Monday, July 23, 2007

Casey was at the bat, but who was on deck?

I'm not a big reader. Unlike other friends of mine who devour books left and right, I'm not one of those people. I didn't read The Da Vinci Code until almost a year after everyone was talking about it. I still haven't read any of the Harry Potter books (though that is something I'd like to eventually do.)

Making matters worse for me is when I do read a book, it's not typically anything any of my friends are reading. Probably the only book in the last two years I've read that anyone I know might have read is Bill Simmons' "Now I Can Die in Peace," a collection of columns he wrote about the highs (the 2004 World Series) and lows (the 2003 American League Championship Series in which they lost to the Yankess in Game Seven thanks to a home run by Aaron F&#ing Boone) of being a Boston Red Sox fan. (Longtime fans may remember that I got my copy of the book autographed.) And even at that, there's maybe one or two people who I know who might have read that.

As I've said before, for some reason magazines don't really count when people ask what you've read recently. This despite the fact that Tom Verducci is a brilliant storyteller. Verducci is a baseball writer for Sports Illustrated and has reached the "is he in here" status for me. That is, when a new issue of SI arrives, the first thing I do is look to see if there are any pictures of Maria Sharapova in a bikini and then look to see if Verducci has written anything.
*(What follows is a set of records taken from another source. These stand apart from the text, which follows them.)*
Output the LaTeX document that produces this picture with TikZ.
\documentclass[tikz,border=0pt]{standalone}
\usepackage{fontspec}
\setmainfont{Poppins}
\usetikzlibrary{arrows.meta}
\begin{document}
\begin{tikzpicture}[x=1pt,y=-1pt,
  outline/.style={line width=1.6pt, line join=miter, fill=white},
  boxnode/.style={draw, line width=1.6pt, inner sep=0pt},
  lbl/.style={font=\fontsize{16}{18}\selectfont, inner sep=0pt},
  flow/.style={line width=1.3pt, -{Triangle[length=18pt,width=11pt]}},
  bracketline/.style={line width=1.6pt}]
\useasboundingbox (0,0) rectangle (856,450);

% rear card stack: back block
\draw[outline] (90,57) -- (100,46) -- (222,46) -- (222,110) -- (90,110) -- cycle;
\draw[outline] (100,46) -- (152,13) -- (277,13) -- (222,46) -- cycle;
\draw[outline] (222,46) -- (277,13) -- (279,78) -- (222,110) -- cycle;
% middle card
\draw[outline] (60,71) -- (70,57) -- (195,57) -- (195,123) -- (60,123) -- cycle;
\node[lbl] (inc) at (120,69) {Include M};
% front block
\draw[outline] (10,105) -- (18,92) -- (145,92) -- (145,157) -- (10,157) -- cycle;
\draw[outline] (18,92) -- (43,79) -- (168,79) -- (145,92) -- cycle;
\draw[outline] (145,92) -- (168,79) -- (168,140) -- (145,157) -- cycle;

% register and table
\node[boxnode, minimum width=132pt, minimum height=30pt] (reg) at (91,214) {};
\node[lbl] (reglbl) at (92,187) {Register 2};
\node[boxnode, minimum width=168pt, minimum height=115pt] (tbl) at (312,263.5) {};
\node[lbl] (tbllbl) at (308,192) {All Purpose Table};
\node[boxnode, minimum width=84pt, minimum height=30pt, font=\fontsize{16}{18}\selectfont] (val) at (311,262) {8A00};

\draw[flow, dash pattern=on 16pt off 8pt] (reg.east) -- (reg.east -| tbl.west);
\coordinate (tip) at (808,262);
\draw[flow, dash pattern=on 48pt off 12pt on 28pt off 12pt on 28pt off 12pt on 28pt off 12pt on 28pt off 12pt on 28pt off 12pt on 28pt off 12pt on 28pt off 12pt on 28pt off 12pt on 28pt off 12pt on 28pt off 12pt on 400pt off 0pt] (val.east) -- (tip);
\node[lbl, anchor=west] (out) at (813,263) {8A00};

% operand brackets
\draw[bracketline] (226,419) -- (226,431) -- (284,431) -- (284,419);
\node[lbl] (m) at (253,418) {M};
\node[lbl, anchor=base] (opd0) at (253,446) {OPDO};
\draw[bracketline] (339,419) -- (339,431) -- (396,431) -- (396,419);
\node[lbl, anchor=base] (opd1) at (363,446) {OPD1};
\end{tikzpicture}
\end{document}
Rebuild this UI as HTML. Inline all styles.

His piece several years ago about spending a few days as one of the "players" with the Toronto Blue Jays is still some of the best writing I've ever read, present company excluded, of course. Even when he's a little off his game, as he was, I thought, when he chronicled his experience working as a major league umpire in a spring training game earlier this year, he still is brilliant. (For those wondering, he's got an article in this week's issue about Hank Aaron that makes me hang my head in shame for calling myself a writer.)

Even now, the book I'm currently reading, "The Last Nine Innings" is a look at the scientific and statistical revolution that began in baseball in the mid-1980s and has revolutionized the way people look at the game.

And that brings me to my point. Over the past two years, I've been reading (or, in some cases, rereading) books devoted to the game of baseball. From Michael Lewis' "Moneyball" (a book used in some business classes in colleges across the country) to Buzz Bissinger's "Three Nights in August" (Bissinger, by the way, also wrote "Friday Night Lights," the book that the movie and subsequent television show is based on) to Buster Olney's "Last Night of the Yankee Dynasty."

While I'm by no means a genius (as evidenced by the fact I had to look up how to spell that word), I'm fairly intelligent. I graduated with honors from both high school and college. I've scored well on standardized tests, and frankly, I do decent at Jeopardy when I watch. So what compels me to spend an inordinate amount of free time to a game that boils down to a guy hitting a ball with a stick and then running in a square?

For years, I was embarrassed to admit that I REALLY enjoyed the game of baseball. That kind of devotion to a sport is something for awkward teenage boys who needed something to channel all their energy into since they're no good with the ladies. Grown men don't spend their time analyzing statistics to get an advantage for their fantasy team (which, for those interested, is not going well this year) or participate in online chats on ESPN.com about the game.

But now I'm 28-years old. I haven't outgrown this phase. It is what it is. I'm a baseball fan in a land obsessed with football. I'm the Monkeys' fan in the Beatles' era, the 98 Degrees fan in the Backstreet Boys era. What's more, I don't care anymore. Sure it's unlikely that I'll find someone who wants to discuss if Mike Matheny is a catching genius (I didn't have to look it up that time) as a chapter 3-3 of "Baseball Between the Numbers: Why Everything You Know about the Game is Wrong" discusses.

Sure, I'll never be able to talk about the latest bestselling novel at a cocktail party, but will those people at the party know why bunting a runner from first to second actually reduces the odds of your team scoring in that inning? Actually, I hope those people do, because then we could ditch the party and go find a game on.

I'd write more, but Baseball Tonight is coming on ESPN soon.

(On an unrelated note, look for the "big" announcement on Thursday. In fact, I've already written the post, but I'm waiting for a few more things to be done before I post it.)

1 comment:

josh said...

i like that you like baseball. i'll never be able to catch up to your level of 'useless sports trivia' (which isn't useless; i mean there's trivial pursuit, you'd be a great life-line on that millionaire show, and if i'm ever held hostage by a redsox fan, i hope you're there to help talk him down by recalling some of simmons' best one liners), but i don't think you've got an unhealthy obsession. by the way, you did stop sleeping in the cubs pjs when you got married, right?